Aim of the exercise: Copy verbatim the material from its first line to the line that holds "minimum width=53pt] (sub1b)", including that line.

* Start Provided records *

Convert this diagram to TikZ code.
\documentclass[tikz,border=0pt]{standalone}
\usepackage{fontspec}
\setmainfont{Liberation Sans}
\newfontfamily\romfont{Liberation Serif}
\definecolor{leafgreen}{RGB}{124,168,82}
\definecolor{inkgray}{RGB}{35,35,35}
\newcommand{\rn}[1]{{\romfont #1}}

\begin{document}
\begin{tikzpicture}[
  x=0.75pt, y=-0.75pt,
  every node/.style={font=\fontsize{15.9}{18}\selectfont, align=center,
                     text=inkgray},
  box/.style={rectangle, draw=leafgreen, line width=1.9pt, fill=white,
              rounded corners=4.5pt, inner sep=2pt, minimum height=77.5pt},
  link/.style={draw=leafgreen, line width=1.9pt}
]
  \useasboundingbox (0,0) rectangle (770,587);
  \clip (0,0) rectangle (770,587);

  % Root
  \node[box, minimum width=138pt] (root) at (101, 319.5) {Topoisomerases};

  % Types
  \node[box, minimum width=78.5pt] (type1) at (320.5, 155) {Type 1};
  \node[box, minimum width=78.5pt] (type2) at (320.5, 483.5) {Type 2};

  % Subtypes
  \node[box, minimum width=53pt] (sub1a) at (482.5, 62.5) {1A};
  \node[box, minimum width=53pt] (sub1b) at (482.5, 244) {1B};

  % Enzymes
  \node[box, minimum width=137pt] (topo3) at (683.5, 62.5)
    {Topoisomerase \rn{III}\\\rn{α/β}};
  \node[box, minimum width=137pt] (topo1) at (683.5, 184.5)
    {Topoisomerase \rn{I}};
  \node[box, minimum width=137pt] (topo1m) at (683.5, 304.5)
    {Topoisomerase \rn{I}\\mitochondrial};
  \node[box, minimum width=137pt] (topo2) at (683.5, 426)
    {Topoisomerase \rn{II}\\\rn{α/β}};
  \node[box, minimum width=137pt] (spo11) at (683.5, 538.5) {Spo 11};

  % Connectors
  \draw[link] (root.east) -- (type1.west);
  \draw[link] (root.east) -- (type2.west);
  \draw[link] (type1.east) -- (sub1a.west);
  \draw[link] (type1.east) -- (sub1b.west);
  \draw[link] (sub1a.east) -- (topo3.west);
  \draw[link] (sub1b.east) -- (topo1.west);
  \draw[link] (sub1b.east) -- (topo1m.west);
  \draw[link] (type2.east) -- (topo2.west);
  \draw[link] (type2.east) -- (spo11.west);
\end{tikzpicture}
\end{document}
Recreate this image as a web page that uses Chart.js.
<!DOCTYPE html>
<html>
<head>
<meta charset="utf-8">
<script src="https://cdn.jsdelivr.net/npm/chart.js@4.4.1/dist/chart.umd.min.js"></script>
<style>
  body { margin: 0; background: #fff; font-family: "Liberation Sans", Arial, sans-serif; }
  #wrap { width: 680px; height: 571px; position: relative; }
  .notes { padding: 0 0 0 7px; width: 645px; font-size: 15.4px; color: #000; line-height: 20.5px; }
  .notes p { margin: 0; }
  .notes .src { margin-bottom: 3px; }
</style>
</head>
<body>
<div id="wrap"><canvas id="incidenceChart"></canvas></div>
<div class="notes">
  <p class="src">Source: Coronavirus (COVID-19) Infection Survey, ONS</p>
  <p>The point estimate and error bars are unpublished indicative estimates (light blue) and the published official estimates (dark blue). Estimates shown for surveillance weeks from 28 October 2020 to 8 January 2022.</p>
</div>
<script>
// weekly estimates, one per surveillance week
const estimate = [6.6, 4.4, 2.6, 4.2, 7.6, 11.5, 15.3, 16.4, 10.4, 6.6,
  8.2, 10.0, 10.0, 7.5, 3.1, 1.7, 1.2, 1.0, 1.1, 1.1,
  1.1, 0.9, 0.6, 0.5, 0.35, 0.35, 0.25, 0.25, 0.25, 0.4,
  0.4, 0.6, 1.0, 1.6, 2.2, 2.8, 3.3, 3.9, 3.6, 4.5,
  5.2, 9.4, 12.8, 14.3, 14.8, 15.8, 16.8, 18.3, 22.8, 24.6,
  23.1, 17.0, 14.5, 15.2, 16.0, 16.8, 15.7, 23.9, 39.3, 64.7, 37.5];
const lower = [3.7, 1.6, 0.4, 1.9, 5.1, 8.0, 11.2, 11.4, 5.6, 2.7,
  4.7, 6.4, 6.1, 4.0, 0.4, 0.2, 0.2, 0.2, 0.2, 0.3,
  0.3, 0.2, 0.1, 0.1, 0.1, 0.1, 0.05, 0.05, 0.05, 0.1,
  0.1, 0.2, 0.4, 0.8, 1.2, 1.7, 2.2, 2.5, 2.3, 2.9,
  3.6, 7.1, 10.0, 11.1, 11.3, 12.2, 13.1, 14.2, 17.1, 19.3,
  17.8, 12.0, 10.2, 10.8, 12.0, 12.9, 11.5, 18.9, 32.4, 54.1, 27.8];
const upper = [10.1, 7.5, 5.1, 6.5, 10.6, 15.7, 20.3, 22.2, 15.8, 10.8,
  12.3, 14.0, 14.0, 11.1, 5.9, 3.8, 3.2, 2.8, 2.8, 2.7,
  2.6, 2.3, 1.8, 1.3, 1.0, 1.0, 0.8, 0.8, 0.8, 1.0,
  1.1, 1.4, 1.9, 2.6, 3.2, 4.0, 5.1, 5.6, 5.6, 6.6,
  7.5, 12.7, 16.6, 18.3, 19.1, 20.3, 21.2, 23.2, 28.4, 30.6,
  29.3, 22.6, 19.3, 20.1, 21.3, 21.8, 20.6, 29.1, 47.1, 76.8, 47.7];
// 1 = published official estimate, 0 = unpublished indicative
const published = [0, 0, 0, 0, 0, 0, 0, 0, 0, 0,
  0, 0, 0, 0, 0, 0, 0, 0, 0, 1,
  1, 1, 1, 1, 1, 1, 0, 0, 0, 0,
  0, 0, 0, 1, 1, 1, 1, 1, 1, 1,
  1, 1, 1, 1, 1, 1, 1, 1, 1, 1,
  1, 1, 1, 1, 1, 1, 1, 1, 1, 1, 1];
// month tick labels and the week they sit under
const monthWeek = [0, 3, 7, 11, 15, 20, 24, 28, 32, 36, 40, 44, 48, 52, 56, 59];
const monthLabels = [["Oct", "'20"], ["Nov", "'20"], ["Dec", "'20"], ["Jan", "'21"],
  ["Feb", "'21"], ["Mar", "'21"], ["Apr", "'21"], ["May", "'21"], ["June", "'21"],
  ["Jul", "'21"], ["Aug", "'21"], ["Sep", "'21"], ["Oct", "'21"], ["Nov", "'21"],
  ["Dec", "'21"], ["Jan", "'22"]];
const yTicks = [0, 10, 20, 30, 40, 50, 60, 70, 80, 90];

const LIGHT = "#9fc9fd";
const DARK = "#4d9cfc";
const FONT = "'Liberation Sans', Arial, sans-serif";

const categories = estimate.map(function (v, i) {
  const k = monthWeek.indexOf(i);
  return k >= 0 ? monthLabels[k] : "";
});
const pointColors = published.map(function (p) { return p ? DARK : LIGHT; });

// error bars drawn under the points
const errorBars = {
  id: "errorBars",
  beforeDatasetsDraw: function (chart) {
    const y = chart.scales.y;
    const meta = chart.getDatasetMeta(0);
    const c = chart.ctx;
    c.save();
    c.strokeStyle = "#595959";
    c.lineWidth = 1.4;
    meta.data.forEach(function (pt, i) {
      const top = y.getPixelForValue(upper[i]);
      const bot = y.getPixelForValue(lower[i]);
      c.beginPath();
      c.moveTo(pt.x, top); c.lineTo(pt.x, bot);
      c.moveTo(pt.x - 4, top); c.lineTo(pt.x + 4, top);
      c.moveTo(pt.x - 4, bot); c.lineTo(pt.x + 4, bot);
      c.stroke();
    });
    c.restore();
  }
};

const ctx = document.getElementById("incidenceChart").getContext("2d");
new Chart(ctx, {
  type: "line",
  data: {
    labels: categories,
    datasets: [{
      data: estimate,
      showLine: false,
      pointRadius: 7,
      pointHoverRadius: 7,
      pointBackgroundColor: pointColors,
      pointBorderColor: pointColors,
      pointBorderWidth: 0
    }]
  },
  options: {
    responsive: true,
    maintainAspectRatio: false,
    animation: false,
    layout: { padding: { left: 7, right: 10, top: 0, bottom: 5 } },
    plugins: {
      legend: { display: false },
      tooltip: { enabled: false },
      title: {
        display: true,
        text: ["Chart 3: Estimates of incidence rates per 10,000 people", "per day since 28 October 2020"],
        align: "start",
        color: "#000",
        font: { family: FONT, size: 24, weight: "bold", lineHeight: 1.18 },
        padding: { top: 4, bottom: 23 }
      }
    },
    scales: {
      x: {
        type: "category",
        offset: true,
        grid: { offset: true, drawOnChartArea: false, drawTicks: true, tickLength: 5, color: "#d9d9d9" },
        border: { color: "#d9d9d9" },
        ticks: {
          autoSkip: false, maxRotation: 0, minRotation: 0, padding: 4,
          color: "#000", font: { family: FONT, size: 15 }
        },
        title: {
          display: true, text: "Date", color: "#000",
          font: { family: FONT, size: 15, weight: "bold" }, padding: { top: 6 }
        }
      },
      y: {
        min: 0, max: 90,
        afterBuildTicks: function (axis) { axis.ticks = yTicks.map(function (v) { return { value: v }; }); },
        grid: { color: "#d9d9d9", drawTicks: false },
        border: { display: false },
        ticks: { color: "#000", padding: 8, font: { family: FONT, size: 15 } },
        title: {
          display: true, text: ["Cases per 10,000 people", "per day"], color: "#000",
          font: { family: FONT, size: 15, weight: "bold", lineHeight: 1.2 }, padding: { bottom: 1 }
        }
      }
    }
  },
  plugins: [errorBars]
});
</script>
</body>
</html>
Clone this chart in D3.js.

* End Provided records *

Output:
Convert this diagram to TikZ code.
\documentclass[tikz,border=0pt]{standalone}
\usepackage{fontspec}
\setmainfont{Liberation Sans}
\newfontfamily\romfont{Liberation Serif}
\definecolor{leafgreen}{RGB}{124,168,82}
\definecolor{inkgray}{RGB}{35,35,35}
\newcommand{\rn}[1]{{\romfont #1}}

\begin{document}
\begin{tikzpicture}[
  x=0.75pt, y=-0.75pt,
  every node/.style={font=\fontsize{15.9}{18}\selectfont, align=center,
                     text=inkgray},
  box/.style={rectangle, draw=leafgreen, line width=1.9pt, fill=white,
              rounded corners=4.5pt, inner sep=2pt, minimum height=77.5pt},
  link/.style={draw=leafgreen, line width=1.9pt}
]
  \useasboundingbox (0,0) rectangle (770,587);
  \clip (0,0) rectangle (770,587);

  % Root
  \node[box, minimum width=138pt] (root) at (101, 319.5) {Topoisomerases};

  % Types
  \node[box, minimum width=78.5pt] (type1) at (320.5, 155) {Type 1};
  \node[box, minimum width=78.5pt] (type2) at (320.5, 483.5) {Type 2};

  % Subtypes
  \node[box, minimum width=53pt] (sub1a) at (482.5, 62.5) {1A};
  \node[box, minimum width=53pt] (sub1b) at (482.5, 244) {1B};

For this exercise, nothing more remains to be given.